Bayesian methods in Neuroscience – Conor Houghton
For the last century science has relied on a statistical framework based on hypothesis testing and frequentist inference. Despite its convenience in simple contexts this approach has proved to be intricate, obtuse and sometimes misleading when applied to more difficult problems, particularly problems with the sort of large, complex and untidy datasets that are vital for applications like climate modelling, finance, bioinformatics, epidemiology and neuroscience.
Bayesian inference solves this; the Bayesian approach is easy to interpret and returns science to its traditional reliance on evidence and description rather than a false notion of significance and truth. With a rigorous handling of uncertainty Bayesian inference can dramatically improve statistical efficiency, allowing us to squeeze more insight out of finite, hard-won data which in turn reduces animal and biological tissue use and reduces costs for scientific projects.
With support from the Jean Golding Institute we ran a workshop about Bayesian Modelling: our workshop had lots of different elements, a tutorial for people unfamiliar with the approach, short talks by people in the University who use these methods, a few talks by external speakers and a data study group. In retrospect, we did try to do too much, but the workshop was very helpful, the short talks brought together the local community around Bayesian Modelling and the two external speakers, Hong Ge and Mike Peardon, were excellent and provided real unexpected insight into the current and potential future state of Bayesian Modelling.
We hope to next host a workshop on Hybrid / Hamiltonian Monte Carlo; HMC has quickly become a very useful tool in data science, allowing us to perform Bayesian inference for a host of real world problems that would not have been tractable a few years ago.

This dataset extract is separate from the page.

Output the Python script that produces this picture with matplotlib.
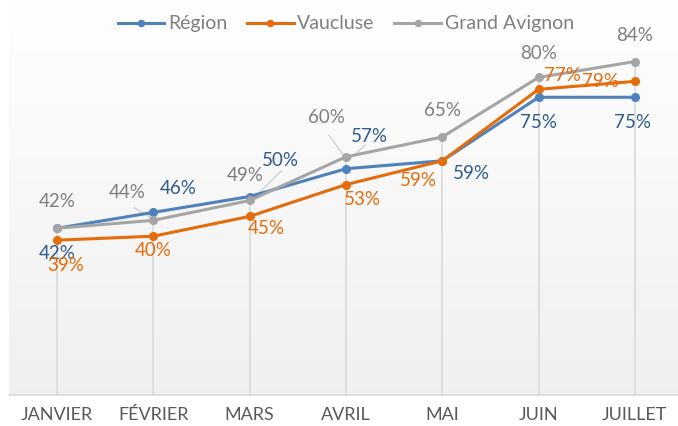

Perhaps surprisingly, HMC has its origins in high energy particle physics and was invented to perform the high-dimensional integrals involved in Quantum Chromodynamics, the calculations required to predict the results of collider experiments in CERN.
We believe that there is a still a lot these two communities – particle physics and applied data science – can learn from each other when exploring and developing the power and scope of HMC.